• Data block
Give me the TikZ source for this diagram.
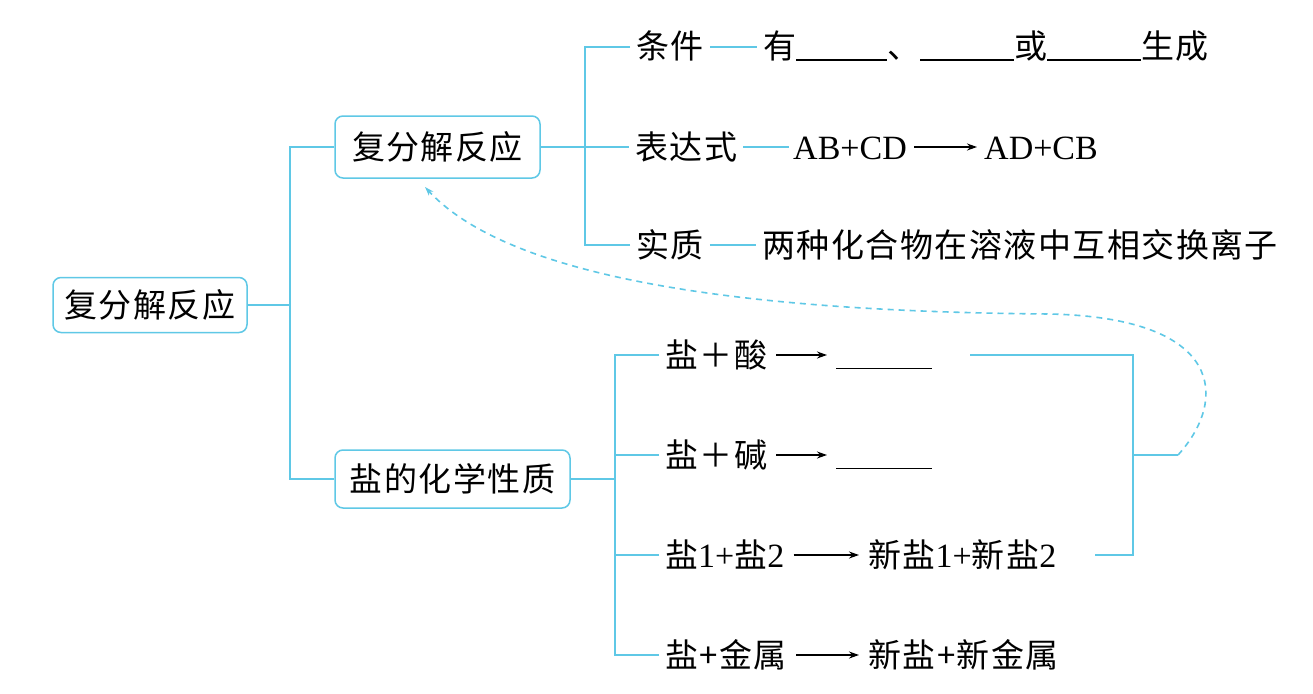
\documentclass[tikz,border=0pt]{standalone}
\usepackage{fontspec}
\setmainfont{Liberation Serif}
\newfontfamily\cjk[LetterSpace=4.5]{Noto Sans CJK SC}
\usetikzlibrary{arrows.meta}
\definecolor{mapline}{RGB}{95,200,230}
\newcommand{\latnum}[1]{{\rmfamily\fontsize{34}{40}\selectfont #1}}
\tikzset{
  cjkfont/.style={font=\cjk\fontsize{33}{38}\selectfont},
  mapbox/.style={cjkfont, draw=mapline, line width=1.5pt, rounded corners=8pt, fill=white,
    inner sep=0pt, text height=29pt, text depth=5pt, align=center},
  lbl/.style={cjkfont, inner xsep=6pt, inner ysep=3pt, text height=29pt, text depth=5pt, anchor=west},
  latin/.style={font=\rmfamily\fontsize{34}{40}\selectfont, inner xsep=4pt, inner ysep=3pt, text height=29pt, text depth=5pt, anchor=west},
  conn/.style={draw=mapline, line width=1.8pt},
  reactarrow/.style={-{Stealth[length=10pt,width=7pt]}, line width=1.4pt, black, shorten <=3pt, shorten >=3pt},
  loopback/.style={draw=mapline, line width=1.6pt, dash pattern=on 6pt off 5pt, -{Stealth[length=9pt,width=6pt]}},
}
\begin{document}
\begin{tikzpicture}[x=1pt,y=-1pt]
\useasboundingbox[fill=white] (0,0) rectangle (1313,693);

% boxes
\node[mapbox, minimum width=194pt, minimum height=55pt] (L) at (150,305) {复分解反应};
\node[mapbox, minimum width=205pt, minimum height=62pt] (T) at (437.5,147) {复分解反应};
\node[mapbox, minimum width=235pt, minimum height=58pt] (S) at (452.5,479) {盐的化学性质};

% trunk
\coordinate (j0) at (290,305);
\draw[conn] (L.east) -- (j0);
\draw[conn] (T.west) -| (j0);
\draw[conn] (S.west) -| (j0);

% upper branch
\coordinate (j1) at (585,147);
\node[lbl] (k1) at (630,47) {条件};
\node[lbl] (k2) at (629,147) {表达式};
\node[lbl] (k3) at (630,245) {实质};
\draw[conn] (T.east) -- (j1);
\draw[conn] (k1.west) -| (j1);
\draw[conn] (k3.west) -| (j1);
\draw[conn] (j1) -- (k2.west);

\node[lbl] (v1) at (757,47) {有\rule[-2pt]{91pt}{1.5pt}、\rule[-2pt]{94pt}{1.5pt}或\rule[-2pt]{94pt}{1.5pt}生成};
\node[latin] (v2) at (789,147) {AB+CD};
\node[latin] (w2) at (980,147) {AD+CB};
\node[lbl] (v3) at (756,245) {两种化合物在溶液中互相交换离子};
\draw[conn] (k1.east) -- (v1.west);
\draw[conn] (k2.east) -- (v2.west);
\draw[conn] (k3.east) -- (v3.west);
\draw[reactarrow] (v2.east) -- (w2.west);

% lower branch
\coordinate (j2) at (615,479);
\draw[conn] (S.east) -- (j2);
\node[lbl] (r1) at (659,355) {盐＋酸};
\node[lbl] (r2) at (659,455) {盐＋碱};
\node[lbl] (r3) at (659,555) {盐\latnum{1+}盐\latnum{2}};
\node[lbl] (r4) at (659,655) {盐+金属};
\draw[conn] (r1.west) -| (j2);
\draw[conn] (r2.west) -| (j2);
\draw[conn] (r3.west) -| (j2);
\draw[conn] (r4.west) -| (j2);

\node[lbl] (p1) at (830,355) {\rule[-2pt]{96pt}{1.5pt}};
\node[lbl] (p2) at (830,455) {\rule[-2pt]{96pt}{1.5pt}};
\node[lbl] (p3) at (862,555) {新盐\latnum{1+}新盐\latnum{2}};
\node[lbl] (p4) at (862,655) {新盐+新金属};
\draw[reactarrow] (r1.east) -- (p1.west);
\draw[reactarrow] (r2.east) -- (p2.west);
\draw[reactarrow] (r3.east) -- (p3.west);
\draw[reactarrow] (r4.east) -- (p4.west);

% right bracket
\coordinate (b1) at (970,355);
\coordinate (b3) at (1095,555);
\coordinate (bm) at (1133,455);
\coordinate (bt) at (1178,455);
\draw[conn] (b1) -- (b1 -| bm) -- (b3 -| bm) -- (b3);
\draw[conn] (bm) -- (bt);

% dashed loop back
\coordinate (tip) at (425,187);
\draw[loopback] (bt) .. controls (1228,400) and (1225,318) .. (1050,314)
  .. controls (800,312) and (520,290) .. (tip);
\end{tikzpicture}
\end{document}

• Task brief
Copy the material shown above in full and exactly. Skip the pictures.

• Final result
Give me the TikZ source for this diagram.
\documentclass[tikz,border=0pt]{standalone}
\usepackage{fontspec}
\setmainfont{Liberation Serif}
\newfontfamily\cjk[LetterSpace=4.5]{Noto Sans CJK SC}
\usetikzlibrary{arrows.meta}
\definecolor{mapline}{RGB}{95,200,230}
\newcommand{\latnum}[1]{{\rmfamily\fontsize{34}{40}\selectfont #1}}
\tikzset{
  cjkfont/.style={font=\cjk\fontsize{33}{38}\selectfont},
  mapbox/.style={cjkfont, draw=mapline, line width=1.5pt, rounded corners=8pt, fill=white,
    inner sep=0pt, text height=29pt, text depth=5pt, align=center},
  lbl/.style={cjkfont, inner xsep=6pt, inner ysep=3pt, text height=29pt, text depth=5pt, anchor=west},
  latin/.style={font=\rmfamily\fontsize{34}{40}\selectfont, inner xsep=4pt, inner ysep=3pt, text height=29pt, text depth=5pt, anchor=west},
  conn/.style={draw=mapline, line width=1.8pt},
  reactarrow/.style={-{Stealth[length=10pt,width=7pt]}, line width=1.4pt, black, shorten <=3pt, shorten >=3pt},
  loopback/.style={draw=mapline, line width=1.6pt, dash pattern=on 6pt off 5pt, -{Stealth[length=9pt,width=6pt]}},
}
\begin{document}
\begin{tikzpicture}[x=1pt,y=-1pt]
\useasboundingbox[fill=white] (0,0) rectangle (1313,693);

% boxes
\node[mapbox, minimum width=194pt, minimum height=55pt] (L) at (150,305) {复分解反应};
\node[mapbox, minimum width=205pt, minimum height=62pt] (T) at (437.5,147) {复分解反应};
\node[mapbox, minimum width=235pt, minimum height=58pt] (S) at (452.5,479) {盐的化学性质};

% trunk
\coordinate (j0) at (290,305);
\draw[conn] (L.east) -- (j0);
\draw[conn] (T.west) -| (j0);
\draw[conn] (S.west) -| (j0);

% upper branch
\coordinate (j1) at (585,147);
\node[lbl] (k1) at (630,47) {条件};
\node[lbl] (k2) at (629,147) {表达式};
\node[lbl] (k3) at (630,245) {实质};
\draw[conn] (T.east) -- (j1);
\draw[conn] (k1.west) -| (j1);
\draw[conn] (k3.west) -| (j1);
\draw[conn] (j1) -- (k2.west);

\node[lbl] (v1) at (757,47) {有\rule[-2pt]{91pt}{1.5pt}、\rule[-2pt]{94pt}{1.5pt}或\rule[-2pt]{94pt}{1.5pt}生成};
\node[latin] (v2) at (789,147) {AB+CD};
\node[latin] (w2) at (980,147) {AD+CB};
\node[lbl] (v3) at (756,245) {两种化合物在溶液中互相交换离子};
\draw[conn] (k1.east) -- (v1.west);
\draw[conn] (k2.east) -- (v2.west);
\draw[conn] (k3.east) -- (v3.west);
\draw[reactarrow] (v2.east) -- (w2.west);

% lower branch
\coordinate (j2) at (615,479);
\draw[conn] (S.east) -- (j2);
\node[lbl] (r1) at (659,355) {盐＋酸};
\node[lbl] (r2) at (659,455) {盐＋碱};
\node[lbl] (r3) at (659,555) {盐\latnum{1+}盐\latnum{2}};
\node[lbl] (r4) at (659,655) {盐+金属};
\draw[conn] (r1.west) -| (j2);
\draw[conn] (r2.west) -| (j2);
\draw[conn] (r3.west) -| (j2);
\draw[conn] (r4.west) -| (j2);

\node[lbl] (p1) at (830,355) {\rule[-2pt]{96pt}{1.5pt}};
\node[lbl] (p2) at (830,455) {\rule[-2pt]{96pt}{1.5pt}};
\node[lbl] (p3) at (862,555) {新盐\latnum{1+}新盐\latnum{2}};
\node[lbl] (p4) at (862,655) {新盐+新金属};
\draw[reactarrow] (r1.east) -- (p1.west);
\draw[reactarrow] (r2.east) -- (p2.west);
\draw[reactarrow] (r3.east) -- (p3.west);
\draw[reactarrow] (r4.east) -- (p4.west);

% right bracket
\coordinate (b1) at (970,355);
\coordinate (b3) at (1095,555);
\coordinate (bm) at (1133,455);
\coordinate (bt) at (1178,455);
\draw[conn] (b1) -- (b1 -| bm) -- (b3 -| bm) -- (b3);
\draw[conn] (bm) -- (bt);

% dashed loop back
\coordinate (tip) at (425,187);
\draw[loopback] (bt) .. controls (1228,400) and (1225,318) .. (1050,314)
  .. controls (800,312) and (520,290) .. (tip);
\end{tikzpicture}
\end{document}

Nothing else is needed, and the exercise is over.